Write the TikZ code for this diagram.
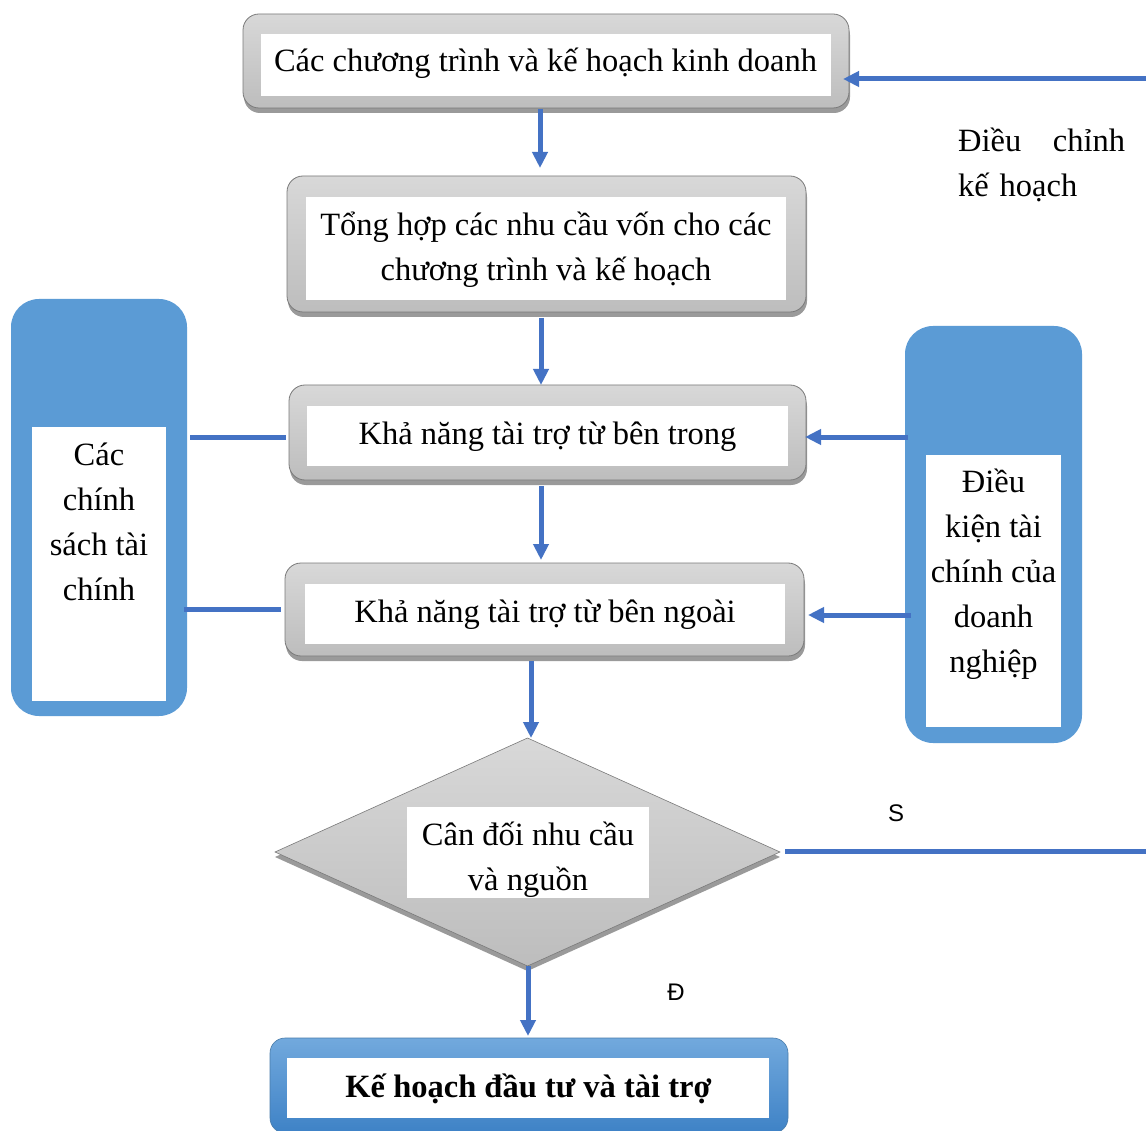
\documentclass[tikz,border=0pt]{standalone}
\usepackage{fontspec}
\setmainfont{Liberation Serif}
\newfontfamily\labelsans{Liberation Sans}
\usetikzlibrary{arrows.meta,shapes.geometric,shadows,calc}
\definecolor{arrowblue}{HTML}{4472C4}
\definecolor{sideblue}{HTML}{5B9BD5}
\definecolor{graytop}{HTML}{D8D8D8}
\definecolor{graybot}{HTML}{BDBDBD}
\definecolor{grayline}{HTML}{7A7A7A}
\definecolor{shadowgray}{HTML}{9A9A9A}
\definecolor{finaltop}{HTML}{72A9DD}
\definecolor{finalbot}{HTML}{3E82C6}
\begin{document}
\begin{tikzpicture}[x=1pt,y=-1pt,
  graybox/.style={rounded corners=16pt, top color=graytop, bottom color=graybot, draw=grayline, line width=0.8pt,
    drop shadow={shadow xshift=1pt, shadow yshift=-5pt, fill=shadowgray, opacity=1}, inner sep=0, outer sep=0},
  whitebox/.style={fill=white, inner sep=0, outer sep=0},
  sidebox/.style={fill=sideblue, rounded corners=28pt, inner sep=0, outer sep=0},
  finalbox/.style={rounded corners=15pt, top color=finaltop, bottom color=finalbot, draw=sideblue!80!black, line width=0.6pt, inner sep=0, outer sep=0},
  txt/.style={font=\fontsize{32.5}{45}\selectfont, inner sep=0, align=center, anchor=base},
  smalllabel/.style={font=\labelsans\fontsize{24}{28}\selectfont, inner sep=0},
  conn/.style={draw=arrowblue, line width=5pt},
  arr/.style={conn, -{Triangle[length=16pt,width=15pt]}},
]
\fill[white] (0,0) rectangle (1146,1131);
\useasboundingbox (0,0) rectangle (1146,1131);

% side boxes
\node[sidebox, minimum width=176pt, minimum height=417pt] (L) at (99,507.5) {};
\node[whitebox, minimum width=134pt, minimum height=274pt] (Lw) at (99,564) {};
\node[txt] (Lt) at (99,600) {Các\\chính\\sách tài\\chính};

\node[sidebox, minimum width=177pt, minimum height=417pt] (R) at (993.5,534.5) {};
\node[whitebox, minimum width=135pt, minimum height=272pt] (Rw) at (993.5,591) {};
\node[txt] (Rt) at (993.5,672) {Điều\\kiện tài\\chính của\\doanh\\nghiệp};

% gray boxes
\node[graybox, minimum width=606pt, minimum height=94pt] (b1) at (546,61) {};
\node[whitebox, minimum width=570pt, minimum height=62pt] (b1w) at (546,65) {};
\node[txt] (b1t) at (545.5,72) {Các chương trình và kế hoạch kinh doanh};

\node[graybox, minimum width=519pt, minimum height=136pt] (b2) at (546.5,244) {};
\node[whitebox, minimum width=480pt, minimum height=103pt] (b2w) at (546,248.5) {};
\node[txt] (b2t) at (546,281) {Tổng hợp các nhu cầu vốn cho các\\chương trình và kế hoạch};

\node[graybox, minimum width=517pt, minimum height=95pt] (b3) at (547.5,432.5) {};
\node[whitebox, minimum width=481pt, minimum height=60pt] (b3w) at (547.5,436) {};
\node[txt] (b3t) at (547.5,445) {Khả năng tài trợ từ bên trong};

\node[graybox, minimum width=519pt, minimum height=93pt] (b4) at (544.5,609.5) {};
\node[whitebox, minimum width=480pt, minimum height=60pt] (b4w) at (545,614) {};
\node[txt] (b4t) at (545,622) {Khả năng tài trợ từ bên ngoài};

% decision
\node[diamond, top color=graytop, bottom color=graybot, draw=grayline, line width=0.6pt,
  drop shadow={shadow xshift=0pt, shadow yshift=-5pt, fill=shadowgray, opacity=1},
  minimum width=505pt, minimum height=228pt, inner sep=0, outer sep=0] (dia) at (527.5,852) {};
\node[whitebox, minimum width=242pt, minimum height=91pt] (diaw) at (528,852.5) {};
\node[txt] (diat) at (528,890) {Cân đối nhu cầu\\và nguồn};

% final
\node[finalbox, minimum width=518pt, minimum height=95pt] (fin) at (529,1085.5) {};
\node[whitebox, minimum width=482pt, minimum height=60pt] (finw) at (528,1088) {};
\node[txt, font=\fontsize{32.5}{45}\selectfont\bfseries] (fint) at (528.5,1097) {Kế hoạch đầu tư và tài trợ};

% labels
\node[txt, anchor=base west, align=left, text width=167pt] (adj) at (958,152) {Điều\hfill chỉnh\\kế hoạch};
\node[smalllabel] (S) at (896,813) {S};
\node[smalllabel] (D) at (676,992) {Đ};

\coordinate (tr) at (1146,79);
\coordinate (sr) at (1146,851);

% connectors
\draw[arr] ($(b1.south)+(-6,1)$) -- ($(b2.north)+(-6.5,-8)$);
\draw[arr] ($(b2.south)+(-5.5,6)$) -- ($(b3.north)+(-6.5,0)$);
\draw[arr] ($(b3.south)+(-6.5,6)$) -- ($(b4.north)+(-3.5,-3)$);
\draw[arr] ($(b4.south)+(-13.5,5)$) -- ($(dia.north)+(3.5,0)$);
\draw[arr] ($(dia.south)+(0.5,0)$) -- ($(fin.north)+(-1,-2)$);
\draw[arr] (tr) -- ($(b1.east)+(-6,18)$);
\draw[conn] ($(dia.east)+(5,-1)$) -- (sr);
\draw[arr] ($(R.west)+(3,-97.5)$) -- ($(b3.east)+(-1,4.5)$);
\draw[arr] ($(R.west)+(6,80.5)$) -- ($(b4.east)+(4,5.5)$);
\draw[conn] ($(L.east)+(3,-70.5)$) -- ($(b3.west)+(-3,4.5)$);
\draw[conn] ($(L.east)+(-3,101.5)$) -- ($(b4.west)+(-4,-0.5)$);
\end{tikzpicture}
\end{document}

============

_Aim_. Reproduce the listing word for word and omit its pictures.

_Answer to the exercise_.
Write the TikZ code for this diagram.
\documentclass[tikz,border=0pt]{standalone}
\usepackage{fontspec}
\setmainfont{Liberation Serif}
\newfontfamily\labelsans{Liberation Sans}
\usetikzlibrary{arrows.meta,shapes.geometric,shadows,calc}
\definecolor{arrowblue}{HTML}{4472C4}
\definecolor{sideblue}{HTML}{5B9BD5}
\definecolor{graytop}{HTML}{D8D8D8}
\definecolor{graybot}{HTML}{BDBDBD}
\definecolor{grayline}{HTML}{7A7A7A}
\definecolor{shadowgray}{HTML}{9A9A9A}
\definecolor{finaltop}{HTML}{72A9DD}
\definecolor{finalbot}{HTML}{3E82C6}
\begin{document}
\begin{tikzpicture}[x=1pt,y=-1pt,
  graybox/.style={rounded corners=16pt, top color=graytop, bottom color=graybot, draw=grayline, line width=0.8pt,
    drop shadow={shadow xshift=1pt, shadow yshift=-5pt, fill=shadowgray, opacity=1}, inner sep=0, outer sep=0},
  whitebox/.style={fill=white, inner sep=0, outer sep=0},
  sidebox/.style={fill=sideblue, rounded corners=28pt, inner sep=0, outer sep=0},
  finalbox/.style={rounded corners=15pt, top color=finaltop, bottom color=finalbot, draw=sideblue!80!black, line width=0.6pt, inner sep=0, outer sep=0},
  txt/.style={font=\fontsize{32.5}{45}\selectfont, inner sep=0, align=center, anchor=base},
  smalllabel/.style={font=\labelsans\fontsize{24}{28}\selectfont, inner sep=0},
  conn/.style={draw=arrowblue, line width=5pt},
  arr/.style={conn, -{Triangle[length=16pt,width=15pt]}},
]
\fill[white] (0,0) rectangle (1146,1131);
\useasboundingbox (0,0) rectangle (1146,1131);

% side boxes
\node[sidebox, minimum width=176pt, minimum height=417pt] (L) at (99,507.5) {};
\node[whitebox, minimum width=134pt, minimum height=274pt] (Lw) at (99,564) {};
\node[txt] (Lt) at (99,600) {Các\\chính\\sách tài\\chính};

\node[sidebox, minimum width=177pt, minimum height=417pt] (R) at (993.5,534.5) {};
\node[whitebox, minimum width=135pt, minimum height=272pt] (Rw) at (993.5,591) {};
\node[txt] (Rt) at (993.5,672) {Điều\\kiện tài\\chính của\\doanh\\nghiệp};

% gray boxes
\node[graybox, minimum width=606pt, minimum height=94pt] (b1) at (546,61) {};
\node[whitebox, minimum width=570pt, minimum height=62pt] (b1w) at (546,65) {};
\node[txt] (b1t) at (545.5,72) {Các chương trình và kế hoạch kinh doanh};

\node[graybox, minimum width=519pt, minimum height=136pt] (b2) at (546.5,244) {};
\node[whitebox, minimum width=480pt, minimum height=103pt] (b2w) at (546,248.5) {};
\node[txt] (b2t) at (546,281) {Tổng hợp các nhu cầu vốn cho các\\chương trình và kế hoạch};

\node[graybox, minimum width=517pt, minimum height=95pt] (b3) at (547.5,432.5) {};
\node[whitebox, minimum width=481pt, minimum height=60pt] (b3w) at (547.5,436) {};
\node[txt] (b3t) at (547.5,445) {Khả năng tài trợ từ bên trong};

\node[graybox, minimum width=519pt, minimum height=93pt] (b4) at (544.5,609.5) {};
\node[whitebox, minimum width=480pt, minimum height=60pt] (b4w) at (545,614) {};
\node[txt] (b4t) at (545,622) {Khả năng tài trợ từ bên ngoài};

% decision
\node[diamond, top color=graytop, bottom color=graybot, draw=grayline, line width=0.6pt,
  drop shadow={shadow xshift=0pt, shadow yshift=-5pt, fill=shadowgray, opacity=1},
  minimum width=505pt, minimum height=228pt, inner sep=0, outer sep=0] (dia) at (527.5,852) {};
\node[whitebox, minimum width=242pt, minimum height=91pt] (diaw) at (528,852.5) {};
\node[txt] (diat) at (528,890) {Cân đối nhu cầu\\và nguồn};

% final
\node[finalbox, minimum width=518pt, minimum height=95pt] (fin) at (529,1085.5) {};
\node[whitebox, minimum width=482pt, minimum height=60pt] (finw) at (528,1088) {};
\node[txt, font=\fontsize{32.5}{45}\selectfont\bfseries] (fint) at (528.5,1097) {Kế hoạch đầu tư và tài trợ};

% labels
\node[txt, anchor=base west, align=left, text width=167pt] (adj) at (958,152) {Điều\hfill chỉnh\\kế hoạch};
\node[smalllabel] (S) at (896,813) {S};
\node[smalllabel] (D) at (676,992) {Đ};

\coordinate (tr) at (1146,79);
\coordinate (sr) at (1146,851);

% connectors
\draw[arr] ($(b1.south)+(-6,1)$) -- ($(b2.north)+(-6.5,-8)$);
\draw[arr] ($(b2.south)+(-5.5,6)$) -- ($(b3.north)+(-6.5,0)$);
\draw[arr] ($(b3.south)+(-6.5,6)$) -- ($(b4.north)+(-3.5,-3)$);
\draw[arr] ($(b4.south)+(-13.5,5)$) -- ($(dia.north)+(3.5,0)$);
\draw[arr] ($(dia.south)+(0.5,0)$) -- ($(fin.north)+(-1,-2)$);
\draw[arr] (tr) -- ($(b1.east)+(-6,18)$);
\draw[conn] ($(dia.east)+(5,-1)$) -- (sr);
\draw[arr] ($(R.west)+(3,-97.5)$) -- ($(b3.east)+(-1,4.5)$);
\draw[arr] ($(R.west)+(6,80.5)$) -- ($(b4.east)+(4,5.5)$);
\draw[conn] ($(L.east)+(3,-70.5)$) -- ($(b3.west)+(-3,4.5)$);
\draw[conn] ($(L.east)+(-3,101.5)$) -- ($(b4.west)+(-4,-0.5)$);
\end{tikzpicture}
\end{document}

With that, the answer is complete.